Tech/Science

Minimoons: The Key to Unlocking Secrets of the Early Solar System

Earth’s closest cosmic companions, known as ‘minimoons’ or ‘quasi-moons’, could hold the secrets to the history of our early solar system.

The solar system holds many secrets that scientists are still trying to unravel. To help shed light on these mysteries, researchers are turning to space rocks of all kinds that may hold clues to the lost story of our solar system’s past. This approach is already bearing fruit: In October 2023, NASA’s OSIRIS REx mission discovered water and carbon — two of the precursors for life on Earth — on the 4.5 billion-year-old asteroid Bennu.

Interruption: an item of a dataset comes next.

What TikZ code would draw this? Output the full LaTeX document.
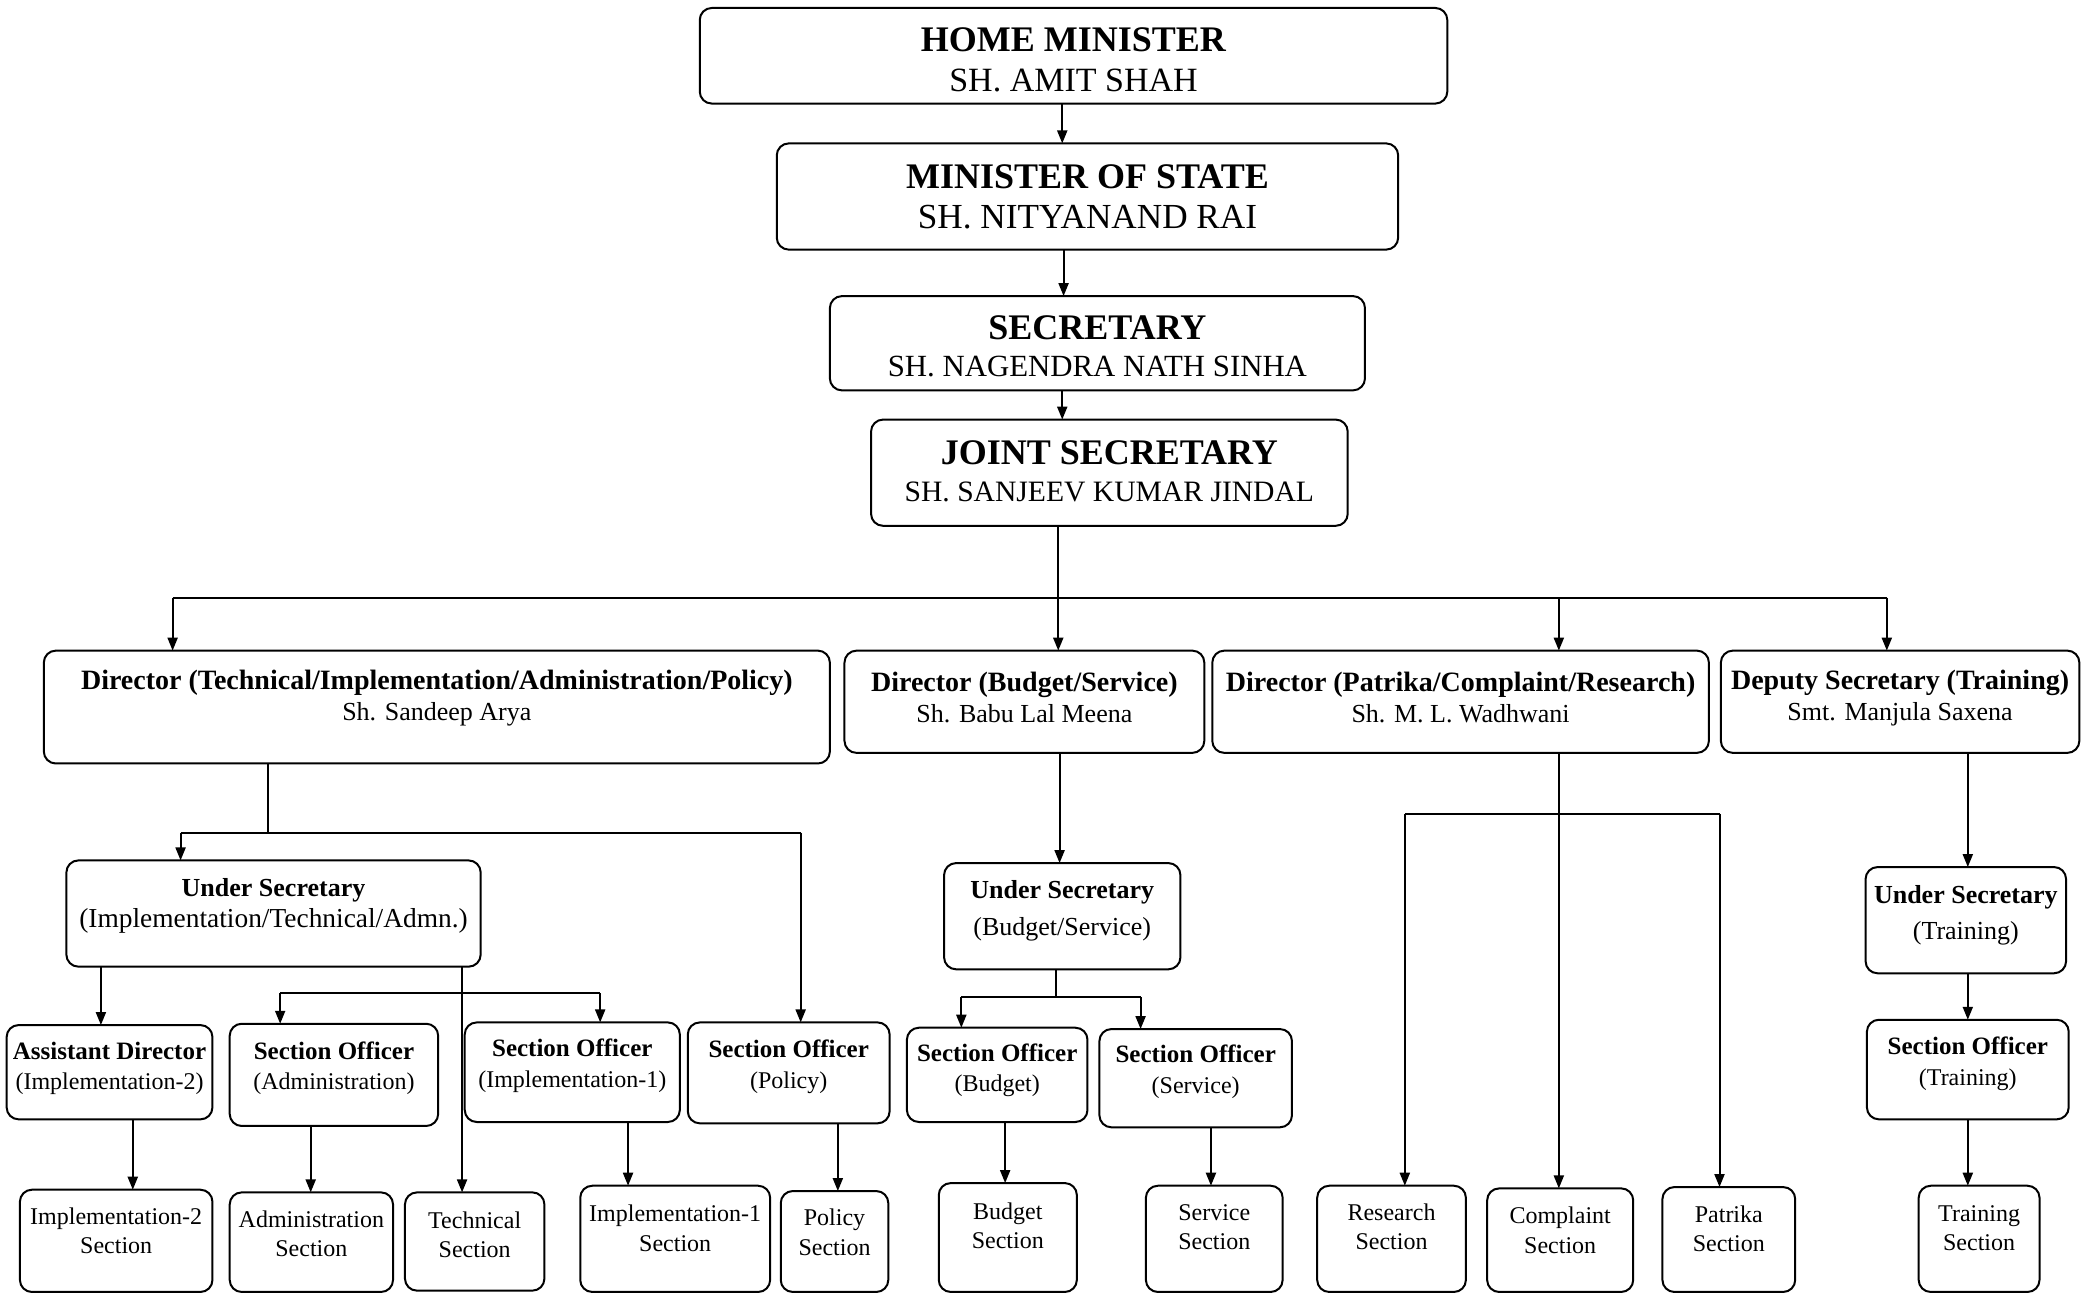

Among the thousands of asteroids swarming near Earth’s orbit, minimoons — tiny cosmic bodies, whose orbits are partially governed by Earth and partially by other solar system bodies — may be prime candidates for learning about the origins of the solar system, said Richard Binzel, a professor of planetary sciences at the Massachusetts Institute of Technology.

Minimoons’ relatively close proximity to Earth means traveling to them and grabbing a sample would take much less time and fuel than it would to get to asteroids like Bennu. Although scientists aren’t yet sure where minimoons came from, a leading theory suggests they originated in the main asteroid belt, which is located between Mars and Jupiter.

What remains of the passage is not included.